▸ STATED TASK:
Set the listing down unchanged, minus every embedded image.

+--

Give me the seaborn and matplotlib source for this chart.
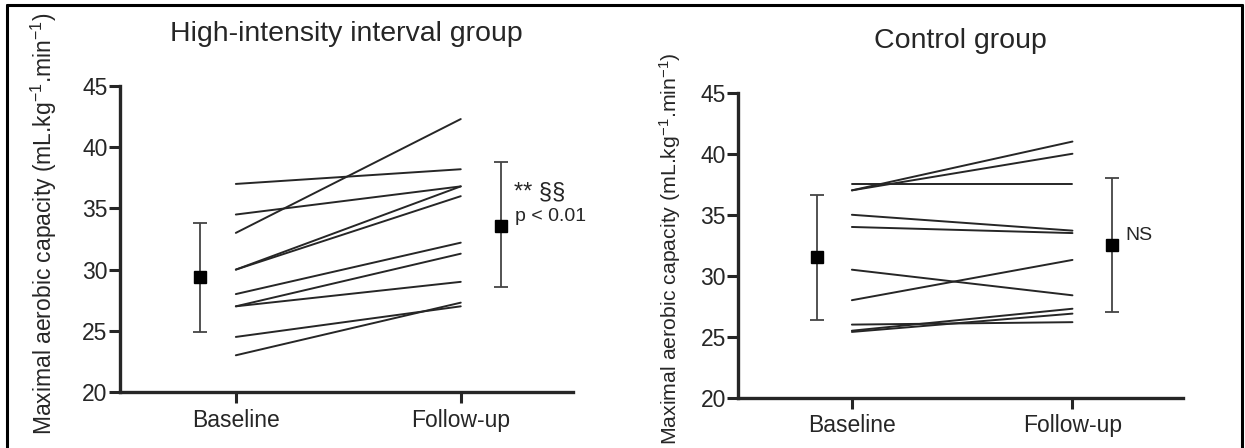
import pandas as pd
import numpy as np
import matplotlib
matplotlib.use('Agg')
import matplotlib.pyplot as plt
import seaborn as sns
from matplotlib.lines import Line2D

# ---- data ----
time_labels = ['Baseline', 'Follow-up']

hiit_baseline = [37.0, 34.5, 33.0, 30.0, 30.0, 28.0, 27.0, 27.0, 24.5, 23.0]
hiit_followup = [38.2, 36.8, 42.3, 36.8, 36.0, 32.2, 31.3, 29.0, 27.0, 27.3]
hiit_mean = [29.4, 33.6]
hiit_low = [24.9, 28.6]
hiit_high = [33.8, 38.8]

ctrl_baseline = [37.5, 37.0, 37.0, 35.0, 34.0, 30.5, 28.0, 26.0, 25.5, 25.4]
ctrl_followup = [37.5, 41.0, 40.0, 33.7, 33.5, 28.4, 31.3, 26.2, 27.3, 26.9]
ctrl_mean = [31.5, 32.5]
ctrl_low = [26.4, 27.0]
ctrl_high = [36.6, 38.0]

sns.set_style('ticks')
plt.rcParams['font.family'] = ['Liberation Sans', 'DejaVu Sans']
plt.rcParams['mathtext.fontset'] = 'custom'
plt.rcParams['mathtext.rm'] = 'Liberation Sans'
plt.rcParams['mathtext.it'] = 'Liberation Sans:italic'

YLABEL = r'Maximal aerobic capacity (mL.kg$^{\mathrm{-1}}$.min$^{\mathrm{-1}}$)'


def long_table(base, follow):
    n = len(base)
    return pd.DataFrame({
        'subject': list(range(n)) * 2,
        'time': [0] * n + [1] * n,
        'vo2': base + follow,
    })


def draw_panel(ax, base, follow, mean, low, high, title, label_size):
    df = long_table(base, follow)
    sns.lineplot(data=df, x='time', y='vo2', units='subject', estimator=None,
                 color='#262626', linewidth=1.4, ax=ax, legend=False)
    # mean +/- sd markers, shifted outside the paired lines
    xm = [-0.16, 1.18]
    yerr = [np.array(mean) - np.array(low), np.array(high) - np.array(mean)]
    ax.errorbar(xm, mean, yerr=yerr, fmt='s', color='black', ecolor='#444444',
                elinewidth=1.3, capsize=5, capthick=1.3, markersize=8.5)
    ax.set_xlim(-0.515, 1.5)
    ax.set_ylim(20, 45)
    ax.set_yticks([20, 25, 30, 35, 40, 45])
    ax.set_xticks([0, 1])
    ax.set_xticklabels(time_labels)
    ax.set_xlabel('')
    ax.set_ylabel(YLABEL, fontsize=label_size)
    ax.tick_params(axis='both', direction='out', length=8, width=2.2,
                   labelsize=16.5)
    ax.tick_params(axis='y', pad=1)
    ax.tick_params(axis='x', pad=4)
    sns.despine(ax=ax)
    for s in ['left', 'bottom']:
        ax.spines[s].set_linewidth(2.4)
    ax.text(0.5, 1.17, title, transform=ax.transAxes, ha='center',
            va='center', fontsize=20.5)


fig = plt.figure(figsize=(12.45, 4.48), dpi=100)
ax1 = fig.add_axes([0.0964, 0.125, 0.364, 0.683])
ax2 = fig.add_axes([0.593, 0.112, 0.357, 0.681])

draw_panel(ax1, hiit_baseline, hiit_followup, hiit_mean, hiit_low, hiit_high,
           'High-intensity interval group', 16.5)
draw_panel(ax2, ctrl_baseline, ctrl_followup, ctrl_mean, ctrl_low, ctrl_high,
           'Control group', 15.3)

ax1.yaxis.set_label_coords(-0.135, 0.55)
ax2.yaxis.set_label_coords(-0.125, 0.49)

ax1.text(1.236, 36.3, '** §§', fontsize=17, va='center', ha='left')
ax1.text(1.24, 34.3, 'p < 0.01', fontsize=14, va='center', ha='left')
ax2.text(1.24, 33.3, 'NS', fontsize=14, va='center', ha='left')

# frame around the figure (top, left, right)
fig.add_artist(Line2D([0.0056, 0.9976], [0.989, 0.989], color='black', lw=2.2))
fig.add_artist(Line2D([0.0056, 0.0056], [0.0, 0.989], color='black', lw=2.2))
fig.add_artist(Line2D([0.9976, 0.9976], [0.0, 0.989], color='black', lw=2.2))

fig.savefig('out.png', dpi=100)
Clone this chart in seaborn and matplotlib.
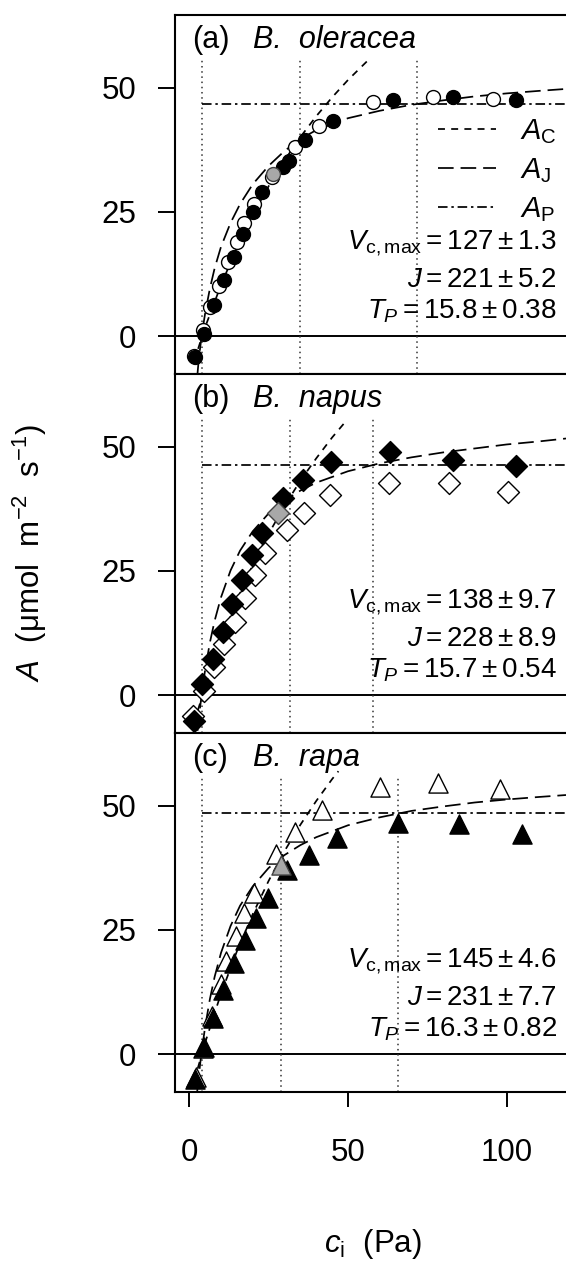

+--

▸ RESULT OF THE TASK:
Give me the seaborn and matplotlib source for this chart.
import pandas as pd
import numpy as np
import matplotlib
matplotlib.use('Agg')
import matplotlib.pyplot as plt
import seaborn as sns
from matplotlib.lines import Line2D

# ---- data ----
time_labels = ['Baseline', 'Follow-up']

hiit_baseline = [37.0, 34.5, 33.0, 30.0, 30.0, 28.0, 27.0, 27.0, 24.5, 23.0]
hiit_followup = [38.2, 36.8, 42.3, 36.8, 36.0, 32.2, 31.3, 29.0, 27.0, 27.3]
hiit_mean = [29.4, 33.6]
hiit_low = [24.9, 28.6]
hiit_high = [33.8, 38.8]

ctrl_baseline = [37.5, 37.0, 37.0, 35.0, 34.0, 30.5, 28.0, 26.0, 25.5, 25.4]
ctrl_followup = [37.5, 41.0, 40.0, 33.7, 33.5, 28.4, 31.3, 26.2, 27.3, 26.9]
ctrl_mean = [31.5, 32.5]
ctrl_low = [26.4, 27.0]
ctrl_high = [36.6, 38.0]

sns.set_style('ticks')
plt.rcParams['font.family'] = ['Liberation Sans', 'DejaVu Sans']
plt.rcParams['mathtext.fontset'] = 'custom'
plt.rcParams['mathtext.rm'] = 'Liberation Sans'
plt.rcParams['mathtext.it'] = 'Liberation Sans:italic'

YLABEL = r'Maximal aerobic capacity (mL.kg$^{\mathrm{-1}}$.min$^{\mathrm{-1}}$)'


def long_table(base, follow):
    n = len(base)
    return pd.DataFrame({
        'subject': list(range(n)) * 2,
        'time': [0] * n + [1] * n,
        'vo2': base + follow,
    })


def draw_panel(ax, base, follow, mean, low, high, title, label_size):
    df = long_table(base, follow)
    sns.lineplot(data=df, x='time', y='vo2', units='subject', estimator=None,
                 color='#262626', linewidth=1.4, ax=ax, legend=False)
    # mean +/- sd markers, shifted outside the paired lines
    xm = [-0.16, 1.18]
    yerr = [np.array(mean) - np.array(low), np.array(high) - np.array(mean)]
    ax.errorbar(xm, mean, yerr=yerr, fmt='s', color='black', ecolor='#444444',
                elinewidth=1.3, capsize=5, capthick=1.3, markersize=8.5)
    ax.set_xlim(-0.515, 1.5)
    ax.set_ylim(20, 45)
    ax.set_yticks([20, 25, 30, 35, 40, 45])
    ax.set_xticks([0, 1])
    ax.set_xticklabels(time_labels)
    ax.set_xlabel('')
    ax.set_ylabel(YLABEL, fontsize=label_size)
    ax.tick_params(axis='both', direction='out', length=8, width=2.2,
                   labelsize=16.5)
    ax.tick_params(axis='y', pad=1)
    ax.tick_params(axis='x', pad=4)
    sns.despine(ax=ax)
    for s in ['left', 'bottom']:
        ax.spines[s].set_linewidth(2.4)
    ax.text(0.5, 1.17, title, transform=ax.transAxes, ha='center',
            va='center', fontsize=20.5)


fig = plt.figure(figsize=(12.45, 4.48), dpi=100)
ax1 = fig.add_axes([0.0964, 0.125, 0.364, 0.683])
ax2 = fig.add_axes([0.593, 0.112, 0.357, 0.681])

draw_panel(ax1, hiit_baseline, hiit_followup, hiit_mean, hiit_low, hiit_high,
           'High-intensity interval group', 16.5)
draw_panel(ax2, ctrl_baseline, ctrl_followup, ctrl_mean, ctrl_low, ctrl_high,
           'Control group', 15.3)

ax1.yaxis.set_label_coords(-0.135, 0.55)
ax2.yaxis.set_label_coords(-0.125, 0.49)

ax1.text(1.236, 36.3, '** §§', fontsize=17, va='center', ha='left')
ax1.text(1.24, 34.3, 'p < 0.01', fontsize=14, va='center', ha='left')
ax2.text(1.24, 33.3, 'NS', fontsize=14, va='center', ha='left')

# frame around the figure (top, left, right)
fig.add_artist(Line2D([0.0056, 0.9976], [0.989, 0.989], color='black', lw=2.2))
fig.add_artist(Line2D([0.0056, 0.0056], [0.0, 0.989], color='black', lw=2.2))
fig.add_artist(Line2D([0.9976, 0.9976], [0.0, 0.989], color='black', lw=2.2))

fig.savefig('out.png', dpi=100)
Clone this chart in seaborn and matplotlib.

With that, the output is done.